Required work: Exclude the pictures, then repeat the remaining data exactly.

Start Information provided

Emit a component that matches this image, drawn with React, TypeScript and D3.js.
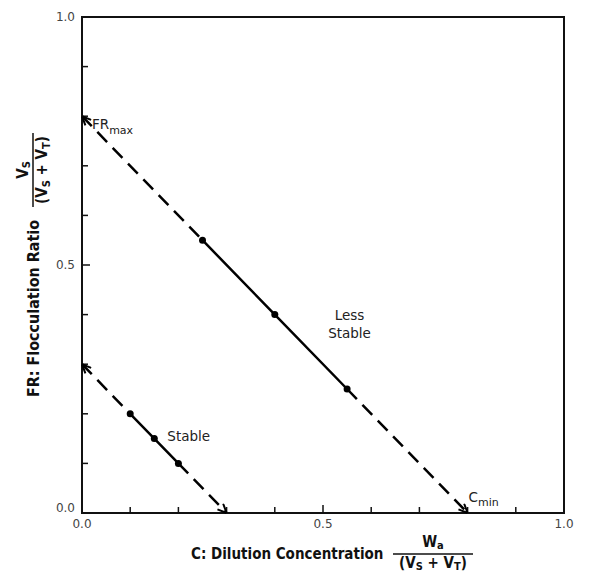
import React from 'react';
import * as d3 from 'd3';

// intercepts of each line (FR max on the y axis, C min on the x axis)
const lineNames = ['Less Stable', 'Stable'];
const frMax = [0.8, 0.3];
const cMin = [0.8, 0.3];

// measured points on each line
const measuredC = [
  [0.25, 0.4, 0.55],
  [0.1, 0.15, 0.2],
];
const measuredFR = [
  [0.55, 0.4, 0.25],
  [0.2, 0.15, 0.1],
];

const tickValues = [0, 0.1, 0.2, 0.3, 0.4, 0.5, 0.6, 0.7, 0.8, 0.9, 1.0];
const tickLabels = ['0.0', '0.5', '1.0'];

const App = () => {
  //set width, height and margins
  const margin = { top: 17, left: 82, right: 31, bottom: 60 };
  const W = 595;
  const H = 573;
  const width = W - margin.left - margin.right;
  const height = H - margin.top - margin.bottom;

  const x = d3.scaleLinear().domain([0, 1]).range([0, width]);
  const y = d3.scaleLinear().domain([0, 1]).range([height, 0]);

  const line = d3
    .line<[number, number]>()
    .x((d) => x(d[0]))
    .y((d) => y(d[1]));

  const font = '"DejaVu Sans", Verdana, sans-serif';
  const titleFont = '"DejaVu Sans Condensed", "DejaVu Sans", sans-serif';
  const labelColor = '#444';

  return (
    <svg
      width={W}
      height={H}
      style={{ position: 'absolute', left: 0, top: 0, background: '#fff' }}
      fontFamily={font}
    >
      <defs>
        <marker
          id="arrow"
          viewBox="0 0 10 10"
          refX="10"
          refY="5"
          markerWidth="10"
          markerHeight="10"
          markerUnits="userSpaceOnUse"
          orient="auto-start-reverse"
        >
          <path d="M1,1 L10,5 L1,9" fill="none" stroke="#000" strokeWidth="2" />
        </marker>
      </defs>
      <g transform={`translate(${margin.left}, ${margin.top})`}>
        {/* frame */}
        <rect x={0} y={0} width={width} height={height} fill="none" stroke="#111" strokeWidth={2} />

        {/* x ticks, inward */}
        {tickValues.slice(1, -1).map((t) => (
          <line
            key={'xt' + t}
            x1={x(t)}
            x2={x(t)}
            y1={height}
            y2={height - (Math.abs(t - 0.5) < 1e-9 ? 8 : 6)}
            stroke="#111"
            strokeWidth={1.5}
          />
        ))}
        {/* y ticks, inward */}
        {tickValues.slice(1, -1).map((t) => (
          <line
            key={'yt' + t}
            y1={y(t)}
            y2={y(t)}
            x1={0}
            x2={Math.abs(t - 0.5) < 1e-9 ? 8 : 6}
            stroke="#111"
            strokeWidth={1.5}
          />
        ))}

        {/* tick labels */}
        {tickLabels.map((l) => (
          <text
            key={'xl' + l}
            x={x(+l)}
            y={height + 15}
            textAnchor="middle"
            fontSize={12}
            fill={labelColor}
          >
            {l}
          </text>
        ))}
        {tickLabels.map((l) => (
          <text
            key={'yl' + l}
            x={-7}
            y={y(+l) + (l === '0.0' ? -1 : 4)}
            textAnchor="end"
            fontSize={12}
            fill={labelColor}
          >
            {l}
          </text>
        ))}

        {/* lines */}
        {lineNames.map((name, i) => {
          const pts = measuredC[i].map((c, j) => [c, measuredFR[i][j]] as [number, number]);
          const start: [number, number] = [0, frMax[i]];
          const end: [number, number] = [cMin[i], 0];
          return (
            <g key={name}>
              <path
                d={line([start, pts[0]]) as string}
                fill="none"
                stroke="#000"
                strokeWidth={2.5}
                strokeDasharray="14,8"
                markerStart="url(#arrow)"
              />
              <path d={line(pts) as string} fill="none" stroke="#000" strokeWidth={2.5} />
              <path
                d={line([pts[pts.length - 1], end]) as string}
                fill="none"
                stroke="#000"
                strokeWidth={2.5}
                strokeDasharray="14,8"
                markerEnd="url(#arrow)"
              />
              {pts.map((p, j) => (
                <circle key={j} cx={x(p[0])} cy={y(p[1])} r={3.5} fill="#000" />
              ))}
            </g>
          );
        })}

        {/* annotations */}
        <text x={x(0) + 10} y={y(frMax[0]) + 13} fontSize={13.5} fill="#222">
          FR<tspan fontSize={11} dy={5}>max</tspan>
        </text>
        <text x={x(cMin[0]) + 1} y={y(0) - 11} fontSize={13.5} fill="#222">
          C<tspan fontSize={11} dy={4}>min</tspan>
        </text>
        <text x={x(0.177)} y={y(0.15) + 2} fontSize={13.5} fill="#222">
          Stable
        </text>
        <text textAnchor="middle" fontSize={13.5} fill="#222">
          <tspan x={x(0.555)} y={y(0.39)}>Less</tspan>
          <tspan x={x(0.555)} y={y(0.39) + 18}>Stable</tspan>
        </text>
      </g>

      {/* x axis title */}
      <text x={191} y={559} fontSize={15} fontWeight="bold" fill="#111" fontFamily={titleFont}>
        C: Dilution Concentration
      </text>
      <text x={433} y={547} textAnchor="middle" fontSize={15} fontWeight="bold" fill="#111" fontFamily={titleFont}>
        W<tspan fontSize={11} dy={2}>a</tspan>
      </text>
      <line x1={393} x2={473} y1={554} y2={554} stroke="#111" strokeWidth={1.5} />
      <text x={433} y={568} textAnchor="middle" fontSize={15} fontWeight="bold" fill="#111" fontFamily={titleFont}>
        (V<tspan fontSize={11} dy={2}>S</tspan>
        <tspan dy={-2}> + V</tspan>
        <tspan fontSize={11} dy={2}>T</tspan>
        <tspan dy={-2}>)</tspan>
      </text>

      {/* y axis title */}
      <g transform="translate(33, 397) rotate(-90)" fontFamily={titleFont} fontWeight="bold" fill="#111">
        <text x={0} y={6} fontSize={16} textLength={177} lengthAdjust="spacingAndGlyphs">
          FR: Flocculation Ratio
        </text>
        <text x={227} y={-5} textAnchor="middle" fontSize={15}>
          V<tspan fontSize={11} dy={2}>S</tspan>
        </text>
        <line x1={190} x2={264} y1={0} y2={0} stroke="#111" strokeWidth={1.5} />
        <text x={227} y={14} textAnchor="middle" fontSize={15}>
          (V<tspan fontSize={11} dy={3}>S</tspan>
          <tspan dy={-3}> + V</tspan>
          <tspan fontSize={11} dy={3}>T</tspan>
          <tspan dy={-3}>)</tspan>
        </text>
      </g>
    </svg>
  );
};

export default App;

End Information provided

Result of this task:
Emit a component that matches this image, drawn with React, TypeScript and D3.js.
import React from 'react';
import * as d3 from 'd3';

// intercepts of each line (FR max on the y axis, C min on the x axis)
const lineNames = ['Less Stable', 'Stable'];
const frMax = [0.8, 0.3];
const cMin = [0.8, 0.3];

// measured points on each line
const measuredC = [
  [0.25, 0.4, 0.55],
  [0.1, 0.15, 0.2],
];
const measuredFR = [
  [0.55, 0.4, 0.25],
  [0.2, 0.15, 0.1],
];

const tickValues = [0, 0.1, 0.2, 0.3, 0.4, 0.5, 0.6, 0.7, 0.8, 0.9, 1.0];
const tickLabels = ['0.0', '0.5', '1.0'];

const App = () => {
  //set width, height and margins
  const margin = { top: 17, left: 82, right: 31, bottom: 60 };
  const W = 595;
  const H = 573;
  const width = W - margin.left - margin.right;
  const height = H - margin.top - margin.bottom;

  const x = d3.scaleLinear().domain([0, 1]).range([0, width]);
  const y = d3.scaleLinear().domain([0, 1]).range([height, 0]);

  const line = d3
    .line<[number, number]>()
    .x((d) => x(d[0]))
    .y((d) => y(d[1]));

  const font = '"DejaVu Sans", Verdana, sans-serif';
  const titleFont = '"DejaVu Sans Condensed", "DejaVu Sans", sans-serif';
  const labelColor = '#444';

  return (
    <svg
      width={W}
      height={H}
      style={{ position: 'absolute', left: 0, top: 0, background: '#fff' }}
      fontFamily={font}
    >
      <defs>
        <marker
          id="arrow"
          viewBox="0 0 10 10"
          refX="10"
          refY="5"
          markerWidth="10"
          markerHeight="10"
          markerUnits="userSpaceOnUse"
          orient="auto-start-reverse"
        >
          <path d="M1,1 L10,5 L1,9" fill="none" stroke="#000" strokeWidth="2" />
        </marker>
      </defs>
      <g transform={`translate(${margin.left}, ${margin.top})`}>
        {/* frame */}
        <rect x={0} y={0} width={width} height={height} fill="none" stroke="#111" strokeWidth={2} />

        {/* x ticks, inward */}
        {tickValues.slice(1, -1).map((t) => (
          <line
            key={'xt' + t}
            x1={x(t)}
            x2={x(t)}
            y1={height}
            y2={height - (Math.abs(t - 0.5) < 1e-9 ? 8 : 6)}
            stroke="#111"
            strokeWidth={1.5}
          />
        ))}
        {/* y ticks, inward */}
        {tickValues.slice(1, -1).map((t) => (
          <line
            key={'yt' + t}
            y1={y(t)}
            y2={y(t)}
            x1={0}
            x2={Math.abs(t - 0.5) < 1e-9 ? 8 : 6}
            stroke="#111"
            strokeWidth={1.5}
          />
        ))}

        {/* tick labels */}
        {tickLabels.map((l) => (
          <text
            key={'xl' + l}
            x={x(+l)}
            y={height + 15}
            textAnchor="middle"
            fontSize={12}
            fill={labelColor}
          >
            {l}
          </text>
        ))}
        {tickLabels.map((l) => (
          <text
            key={'yl' + l}
            x={-7}
            y={y(+l) + (l === '0.0' ? -1 : 4)}
            textAnchor="end"
            fontSize={12}
            fill={labelColor}
          >
            {l}
          </text>
        ))}

        {/* lines */}
        {lineNames.map((name, i) => {
          const pts = measuredC[i].map((c, j) => [c, measuredFR[i][j]] as [number, number]);
          const start: [number, number] = [0, frMax[i]];
          const end: [number, number] = [cMin[i], 0];
          return (
            <g key={name}>
              <path
                d={line([start, pts[0]]) as string}
                fill="none"
                stroke="#000"
                strokeWidth={2.5}
                strokeDasharray="14,8"
                markerStart="url(#arrow)"
              />
              <path d={line(pts) as string} fill="none" stroke="#000" strokeWidth={2.5} />
              <path
                d={line([pts[pts.length - 1], end]) as string}
                fill="none"
                stroke="#000"
                strokeWidth={2.5}
                strokeDasharray="14,8"
                markerEnd="url(#arrow)"
              />
              {pts.map((p, j) => (
                <circle key={j} cx={x(p[0])} cy={y(p[1])} r={3.5} fill="#000" />
              ))}
            </g>
          );
        })}

        {/* annotations */}
        <text x={x(0) + 10} y={y(frMax[0]) + 13} fontSize={13.5} fill="#222">
          FR<tspan fontSize={11} dy={5}>max</tspan>
        </text>
        <text x={x(cMin[0]) + 1} y={y(0) - 11} fontSize={13.5} fill="#222">
          C<tspan fontSize={11} dy={4}>min</tspan>
        </text>
        <text x={x(0.177)} y={y(0.15) + 2} fontSize={13.5} fill="#222">
          Stable
        </text>
        <text textAnchor="middle" fontSize={13.5} fill="#222">
          <tspan x={x(0.555)} y={y(0.39)}>Less</tspan>
          <tspan x={x(0.555)} y={y(0.39) + 18}>Stable</tspan>
        </text>
      </g>

      {/* x axis title */}
      <text x={191} y={559} fontSize={15} fontWeight="bold" fill="#111" fontFamily={titleFont}>
        C: Dilution Concentration
      </text>
      <text x={433} y={547} textAnchor="middle" fontSize={15} fontWeight="bold" fill="#111" fontFamily={titleFont}>
        W<tspan fontSize={11} dy={2}>a</tspan>
      </text>
      <line x1={393} x2={473} y1={554} y2={554} stroke="#111" strokeWidth={1.5} />
      <text x={433} y={568} textAnchor="middle" fontSize={15} fontWeight="bold" fill="#111" fontFamily={titleFont}>
        (V<tspan fontSize={11} dy={2}>S</tspan>
        <tspan dy={-2}> + V</tspan>
        <tspan fontSize={11} dy={2}>T</tspan>
        <tspan dy={-2}>)</tspan>
      </text>

      {/* y axis title */}
      <g transform="translate(33, 397) rotate(-90)" fontFamily={titleFont} fontWeight="bold" fill="#111">
        <text x={0} y={6} fontSize={16} textLength={177} lengthAdjust="spacingAndGlyphs">
          FR: Flocculation Ratio
        </text>
        <text x={227} y={-5} textAnchor="middle" fontSize={15}>
          V<tspan fontSize={11} dy={2}>S</tspan>
        </text>
        <line x1={190} x2={264} y1={0} y2={0} stroke="#111" strokeWidth={1.5} />
        <text x={227} y={14} textAnchor="middle" fontSize={15}>
          (V<tspan fontSize={11} dy={3}>S</tspan>
          <tspan dy={-3}> + V</tspan>
          <tspan fontSize={11} dy={3}>T</tspan>
          <tspan dy={-3}>)</tspan>
        </text>
      </g>
    </svg>
  );
};

export default App;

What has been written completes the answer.